Work to complete: List each line holding the string "page".

Material shown:
☆ ☆ ☆ ☆ ☆ ☆ ☆

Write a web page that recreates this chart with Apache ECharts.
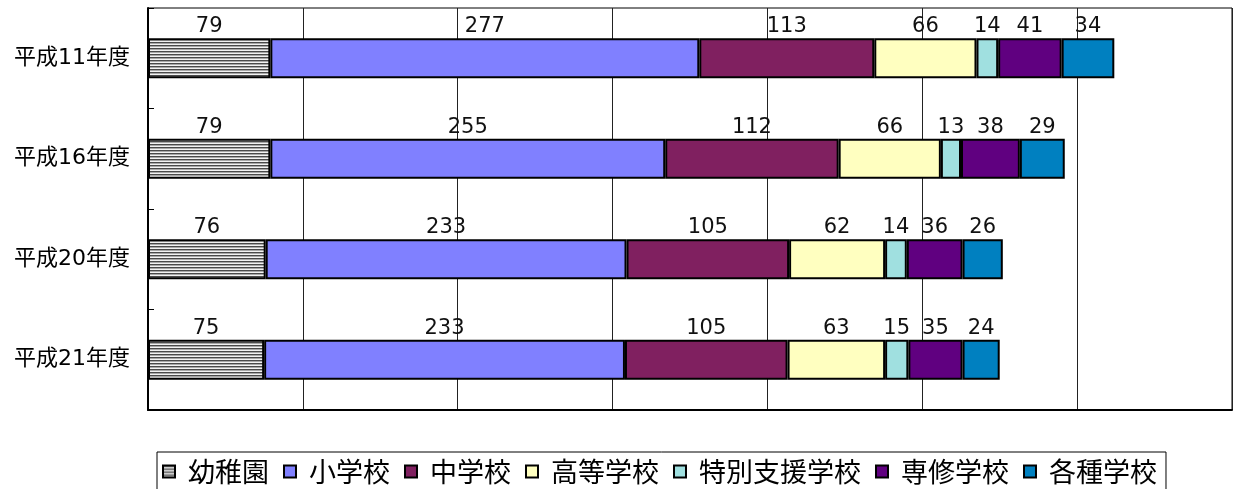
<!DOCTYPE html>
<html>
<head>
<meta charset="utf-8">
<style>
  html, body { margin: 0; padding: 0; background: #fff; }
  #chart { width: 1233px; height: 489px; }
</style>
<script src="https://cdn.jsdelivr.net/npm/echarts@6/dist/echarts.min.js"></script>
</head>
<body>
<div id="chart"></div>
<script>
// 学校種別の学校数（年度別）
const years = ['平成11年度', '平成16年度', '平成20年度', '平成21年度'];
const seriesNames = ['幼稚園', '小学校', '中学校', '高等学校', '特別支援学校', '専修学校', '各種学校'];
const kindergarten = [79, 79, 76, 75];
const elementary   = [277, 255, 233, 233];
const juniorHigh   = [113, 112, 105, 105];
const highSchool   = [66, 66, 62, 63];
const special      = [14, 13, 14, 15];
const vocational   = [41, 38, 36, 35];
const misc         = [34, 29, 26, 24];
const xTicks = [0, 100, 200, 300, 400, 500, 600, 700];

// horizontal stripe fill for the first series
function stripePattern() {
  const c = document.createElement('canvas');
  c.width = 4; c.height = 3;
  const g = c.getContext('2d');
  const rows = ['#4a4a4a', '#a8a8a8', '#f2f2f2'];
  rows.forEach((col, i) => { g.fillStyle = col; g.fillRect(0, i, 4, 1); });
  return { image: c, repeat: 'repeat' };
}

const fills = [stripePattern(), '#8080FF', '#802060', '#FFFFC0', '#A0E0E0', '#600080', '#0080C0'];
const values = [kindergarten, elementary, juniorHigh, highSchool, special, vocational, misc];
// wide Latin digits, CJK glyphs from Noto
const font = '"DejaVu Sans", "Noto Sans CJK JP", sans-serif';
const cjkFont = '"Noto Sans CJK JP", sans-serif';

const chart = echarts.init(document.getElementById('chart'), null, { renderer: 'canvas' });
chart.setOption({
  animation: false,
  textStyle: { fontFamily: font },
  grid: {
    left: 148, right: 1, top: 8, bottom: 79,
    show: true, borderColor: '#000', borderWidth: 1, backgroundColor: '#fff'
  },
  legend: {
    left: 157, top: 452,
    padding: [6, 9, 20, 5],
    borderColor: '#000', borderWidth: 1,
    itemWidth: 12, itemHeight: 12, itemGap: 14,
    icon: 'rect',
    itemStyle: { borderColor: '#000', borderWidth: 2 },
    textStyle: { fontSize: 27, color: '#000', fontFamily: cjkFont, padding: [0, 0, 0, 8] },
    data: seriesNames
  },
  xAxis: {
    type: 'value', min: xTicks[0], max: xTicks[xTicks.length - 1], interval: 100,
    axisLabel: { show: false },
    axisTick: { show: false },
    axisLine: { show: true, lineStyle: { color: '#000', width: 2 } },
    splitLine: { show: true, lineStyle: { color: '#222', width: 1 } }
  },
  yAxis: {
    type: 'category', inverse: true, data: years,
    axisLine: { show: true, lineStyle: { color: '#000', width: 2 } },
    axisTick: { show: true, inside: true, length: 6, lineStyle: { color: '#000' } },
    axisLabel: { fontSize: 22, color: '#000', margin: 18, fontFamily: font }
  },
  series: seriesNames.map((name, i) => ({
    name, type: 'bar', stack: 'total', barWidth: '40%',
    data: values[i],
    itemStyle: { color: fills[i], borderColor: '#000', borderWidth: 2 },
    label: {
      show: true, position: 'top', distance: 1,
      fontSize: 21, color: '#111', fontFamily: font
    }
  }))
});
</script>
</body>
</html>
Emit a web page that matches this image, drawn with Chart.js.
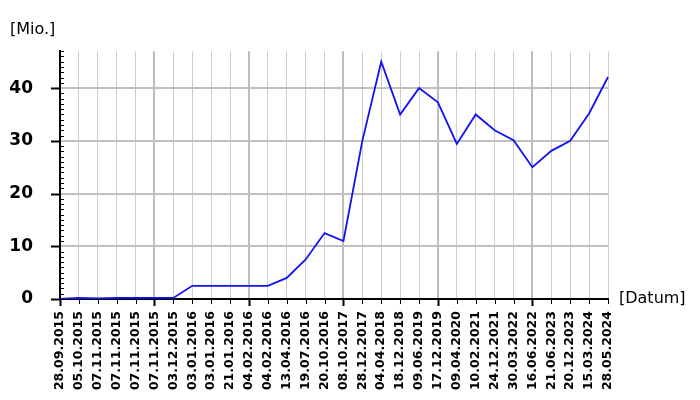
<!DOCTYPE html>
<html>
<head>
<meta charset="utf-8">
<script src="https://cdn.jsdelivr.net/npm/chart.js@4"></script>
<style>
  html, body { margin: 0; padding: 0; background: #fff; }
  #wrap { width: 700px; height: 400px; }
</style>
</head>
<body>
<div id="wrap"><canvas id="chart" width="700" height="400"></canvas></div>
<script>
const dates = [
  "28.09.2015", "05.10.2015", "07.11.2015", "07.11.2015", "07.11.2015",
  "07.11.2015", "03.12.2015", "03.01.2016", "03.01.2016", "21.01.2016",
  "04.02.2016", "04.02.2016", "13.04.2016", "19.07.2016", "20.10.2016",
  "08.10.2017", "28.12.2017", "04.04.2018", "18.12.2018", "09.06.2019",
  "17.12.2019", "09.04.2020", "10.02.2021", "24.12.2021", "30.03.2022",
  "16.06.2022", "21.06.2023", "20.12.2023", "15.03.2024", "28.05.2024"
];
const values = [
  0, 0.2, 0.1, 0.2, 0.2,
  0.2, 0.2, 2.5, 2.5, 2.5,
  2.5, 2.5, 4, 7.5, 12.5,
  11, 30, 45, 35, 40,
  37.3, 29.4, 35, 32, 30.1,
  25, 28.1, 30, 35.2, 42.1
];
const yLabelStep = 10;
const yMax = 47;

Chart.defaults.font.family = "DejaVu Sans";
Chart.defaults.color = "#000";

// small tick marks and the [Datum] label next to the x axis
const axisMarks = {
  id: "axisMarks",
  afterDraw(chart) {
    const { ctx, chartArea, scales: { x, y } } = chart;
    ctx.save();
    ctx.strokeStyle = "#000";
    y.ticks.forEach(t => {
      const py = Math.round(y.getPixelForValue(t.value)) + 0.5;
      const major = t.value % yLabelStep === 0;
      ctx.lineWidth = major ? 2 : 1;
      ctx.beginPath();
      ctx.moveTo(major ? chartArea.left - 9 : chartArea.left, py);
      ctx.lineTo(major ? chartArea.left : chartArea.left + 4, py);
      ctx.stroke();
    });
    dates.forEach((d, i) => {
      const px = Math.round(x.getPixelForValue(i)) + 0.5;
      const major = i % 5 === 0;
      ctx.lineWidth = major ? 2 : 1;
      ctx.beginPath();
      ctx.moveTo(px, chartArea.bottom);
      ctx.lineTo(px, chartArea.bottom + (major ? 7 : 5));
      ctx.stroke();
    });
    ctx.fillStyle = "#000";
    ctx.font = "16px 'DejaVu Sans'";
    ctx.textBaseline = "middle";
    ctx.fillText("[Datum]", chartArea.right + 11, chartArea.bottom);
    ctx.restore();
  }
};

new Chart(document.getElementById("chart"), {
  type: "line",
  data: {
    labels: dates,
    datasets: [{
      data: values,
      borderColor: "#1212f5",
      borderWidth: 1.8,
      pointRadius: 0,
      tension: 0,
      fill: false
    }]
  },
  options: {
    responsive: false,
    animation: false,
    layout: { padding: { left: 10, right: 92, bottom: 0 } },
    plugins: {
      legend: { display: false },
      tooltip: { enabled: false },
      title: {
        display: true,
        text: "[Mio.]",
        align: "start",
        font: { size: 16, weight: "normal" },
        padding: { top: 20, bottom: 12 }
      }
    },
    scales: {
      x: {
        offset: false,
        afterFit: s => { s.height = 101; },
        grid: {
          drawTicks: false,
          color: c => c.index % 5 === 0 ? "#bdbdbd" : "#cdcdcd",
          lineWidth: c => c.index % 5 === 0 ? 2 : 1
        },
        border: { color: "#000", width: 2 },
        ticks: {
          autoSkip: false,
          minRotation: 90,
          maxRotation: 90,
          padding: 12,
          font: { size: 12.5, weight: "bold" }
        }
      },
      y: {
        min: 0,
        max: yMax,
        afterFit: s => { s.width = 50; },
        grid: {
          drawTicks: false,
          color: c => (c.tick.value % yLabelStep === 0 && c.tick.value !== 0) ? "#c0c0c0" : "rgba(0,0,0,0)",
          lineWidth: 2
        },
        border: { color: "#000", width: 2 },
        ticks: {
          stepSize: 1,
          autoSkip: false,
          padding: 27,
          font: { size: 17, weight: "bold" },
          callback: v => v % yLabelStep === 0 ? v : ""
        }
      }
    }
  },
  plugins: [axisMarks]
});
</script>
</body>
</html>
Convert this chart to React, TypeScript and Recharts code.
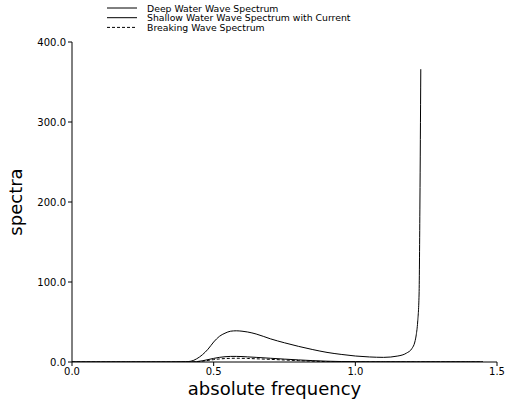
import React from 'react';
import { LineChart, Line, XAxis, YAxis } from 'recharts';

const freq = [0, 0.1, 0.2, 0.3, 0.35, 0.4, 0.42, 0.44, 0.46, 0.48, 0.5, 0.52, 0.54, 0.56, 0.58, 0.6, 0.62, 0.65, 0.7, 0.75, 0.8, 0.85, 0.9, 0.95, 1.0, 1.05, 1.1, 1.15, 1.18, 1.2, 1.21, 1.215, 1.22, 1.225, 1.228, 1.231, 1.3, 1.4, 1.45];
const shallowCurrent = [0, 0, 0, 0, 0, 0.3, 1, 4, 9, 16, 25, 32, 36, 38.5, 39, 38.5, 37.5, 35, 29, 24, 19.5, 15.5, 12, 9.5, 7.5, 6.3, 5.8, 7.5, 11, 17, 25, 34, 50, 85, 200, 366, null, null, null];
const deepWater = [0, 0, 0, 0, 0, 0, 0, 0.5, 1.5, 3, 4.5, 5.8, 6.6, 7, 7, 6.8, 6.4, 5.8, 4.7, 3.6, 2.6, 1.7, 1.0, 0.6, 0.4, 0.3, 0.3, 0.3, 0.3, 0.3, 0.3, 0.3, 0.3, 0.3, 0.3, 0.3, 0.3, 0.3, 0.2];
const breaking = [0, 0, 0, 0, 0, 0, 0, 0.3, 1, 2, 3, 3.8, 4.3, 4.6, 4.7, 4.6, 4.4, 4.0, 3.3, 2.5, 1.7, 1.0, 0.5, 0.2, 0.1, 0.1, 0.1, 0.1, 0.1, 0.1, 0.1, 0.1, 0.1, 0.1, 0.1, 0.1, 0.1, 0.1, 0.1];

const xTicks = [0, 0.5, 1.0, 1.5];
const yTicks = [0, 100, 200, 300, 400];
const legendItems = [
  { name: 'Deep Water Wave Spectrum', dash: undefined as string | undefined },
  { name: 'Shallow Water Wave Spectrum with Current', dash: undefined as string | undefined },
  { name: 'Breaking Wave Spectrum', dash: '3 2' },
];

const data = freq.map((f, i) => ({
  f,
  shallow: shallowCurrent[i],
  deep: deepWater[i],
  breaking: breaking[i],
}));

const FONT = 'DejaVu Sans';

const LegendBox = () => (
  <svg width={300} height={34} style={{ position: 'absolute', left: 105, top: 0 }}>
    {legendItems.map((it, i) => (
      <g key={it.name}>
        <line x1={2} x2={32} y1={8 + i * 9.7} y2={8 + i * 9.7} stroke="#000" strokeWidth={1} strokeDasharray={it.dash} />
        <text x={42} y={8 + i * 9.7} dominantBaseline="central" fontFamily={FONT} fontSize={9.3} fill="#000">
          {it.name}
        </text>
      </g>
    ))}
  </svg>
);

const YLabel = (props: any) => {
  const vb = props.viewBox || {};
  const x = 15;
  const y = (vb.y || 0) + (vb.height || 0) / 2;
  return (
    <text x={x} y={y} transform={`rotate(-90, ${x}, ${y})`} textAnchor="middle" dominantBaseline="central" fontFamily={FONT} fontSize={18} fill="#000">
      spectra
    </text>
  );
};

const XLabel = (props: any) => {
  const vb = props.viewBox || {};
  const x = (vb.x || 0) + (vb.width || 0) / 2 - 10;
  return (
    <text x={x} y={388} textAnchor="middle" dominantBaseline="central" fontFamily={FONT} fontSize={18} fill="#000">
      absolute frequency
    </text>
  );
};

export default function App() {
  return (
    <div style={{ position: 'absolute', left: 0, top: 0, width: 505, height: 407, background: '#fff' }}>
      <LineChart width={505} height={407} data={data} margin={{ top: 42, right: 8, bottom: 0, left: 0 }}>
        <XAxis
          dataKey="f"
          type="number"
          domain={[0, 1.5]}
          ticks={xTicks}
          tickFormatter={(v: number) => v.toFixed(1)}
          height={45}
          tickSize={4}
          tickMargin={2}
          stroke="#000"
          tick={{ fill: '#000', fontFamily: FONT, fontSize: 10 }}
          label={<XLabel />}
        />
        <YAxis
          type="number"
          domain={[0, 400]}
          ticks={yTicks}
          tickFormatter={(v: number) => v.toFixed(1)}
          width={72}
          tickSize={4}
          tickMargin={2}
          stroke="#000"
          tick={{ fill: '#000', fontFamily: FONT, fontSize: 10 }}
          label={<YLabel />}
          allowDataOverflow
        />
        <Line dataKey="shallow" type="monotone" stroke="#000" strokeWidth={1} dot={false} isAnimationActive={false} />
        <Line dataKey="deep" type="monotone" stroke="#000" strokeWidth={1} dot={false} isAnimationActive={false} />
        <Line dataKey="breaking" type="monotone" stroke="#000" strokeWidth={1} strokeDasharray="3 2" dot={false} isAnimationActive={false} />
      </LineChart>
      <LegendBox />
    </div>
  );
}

☆ ☆ ☆ ☆ ☆ ☆ ☆

Solution:
Write a web page that recreates this chart with Apache ECharts.
Emit a web page that matches this image, drawn with Chart.js.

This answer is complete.